Large market crashes could feel the end of the world right now, but the experts can assure you they’re not. 

“Large market crashes are a great learning curve for younger investors,” Philpot said. 

“At the time, a 10 per cent fall in your wealth feels like the end of the world is coming. A few months later you may still be down on your investment but you realise...things get back to normal, and usually after a year you are back ahead on your investment and you forget about the whole situation, until it happens again.”

3. You’ll still get more returns from shares than a bank

Oliver said you should expect to return around 11 per cent annually from the share market - a big number compared to current bank interest rates. 

The Reserve Bank of Australia has dropped rates to a record low 0.75 per cent, which means savers are losing out. 

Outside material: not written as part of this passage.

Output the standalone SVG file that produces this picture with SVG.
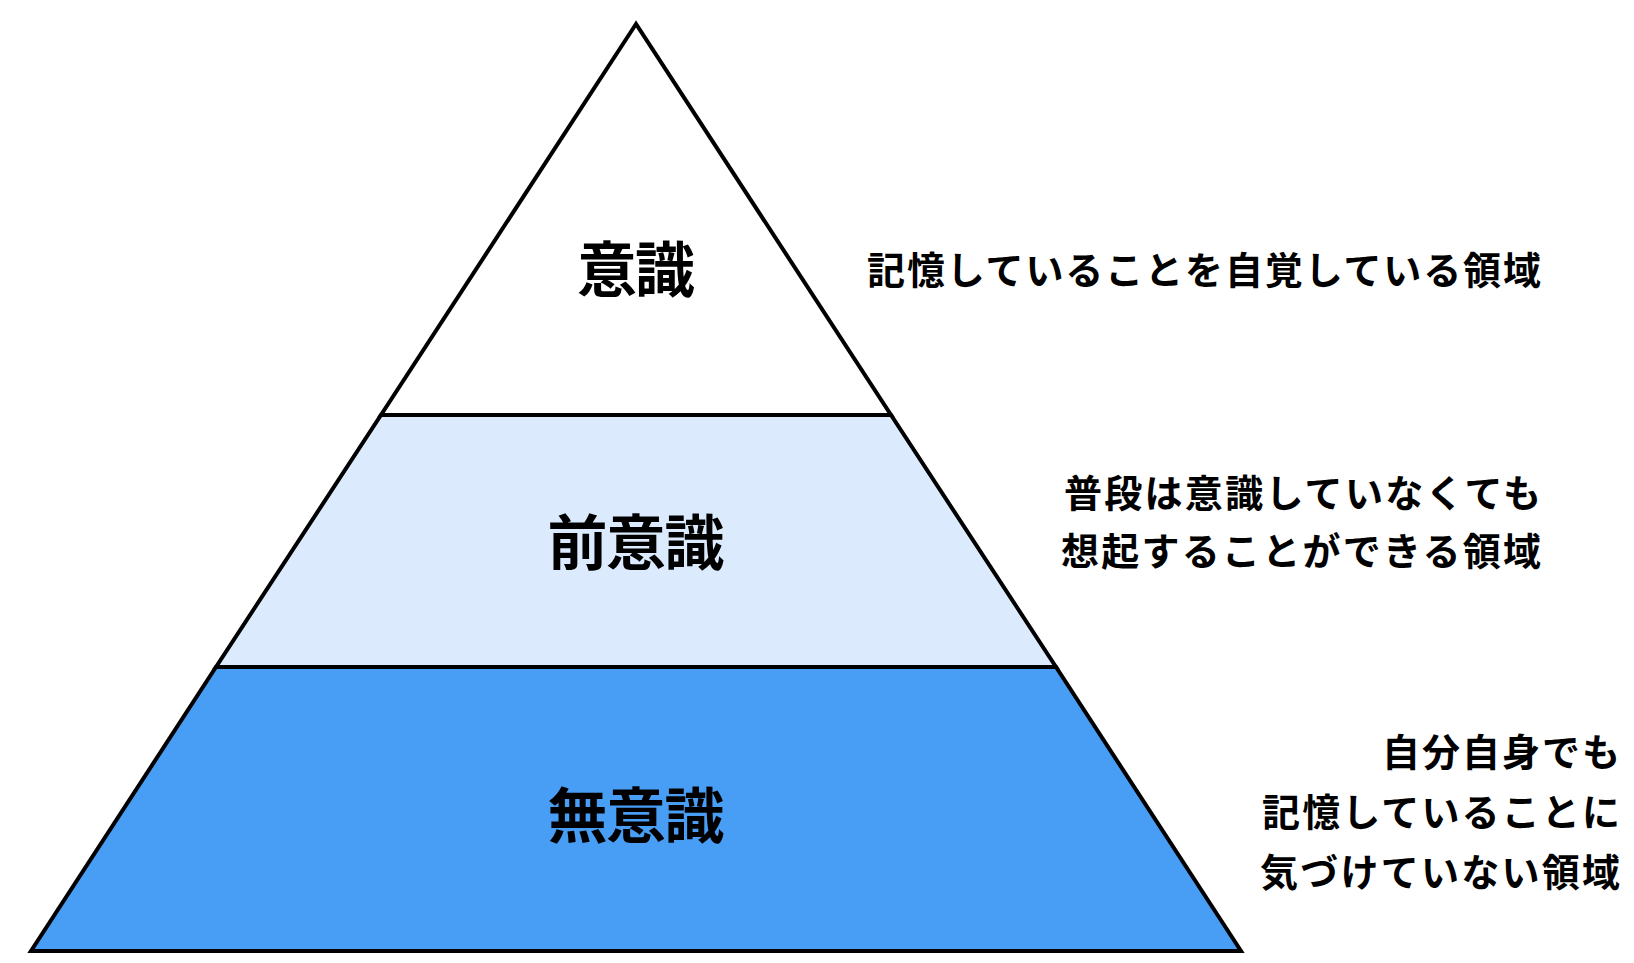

“With a [savings] rate of 2.80 per cent per annum, if you deposited $1,000 a month for five years, you’d earn $1,353.92 less in interest, versus a rate of 1.95 per cent per annum,” Finder’s money expert Bessie Hassan told Yahoo Finance.

And if you were to deposit more than $1,000 per month, the difference in interest earned would be even greater.

4. Keep some cash

If you’re a little more risk-averse, and you’re going to lie awake at night terrified about your share portfolio, you can always just keep some of your cash in cash.

“Cash tends to be the safest asset class and also the most liquid one,” Fechner said.

“Cash is not necessarily an asset class that should be invested into for the level of return it offers, but most notably because it is low risk.  

“In fact having a portion of your overall investments in cash can be sensible. Shares are a long-term investment but in the short term, as we’ve seen, they can be quite volatile and provide negative returns.”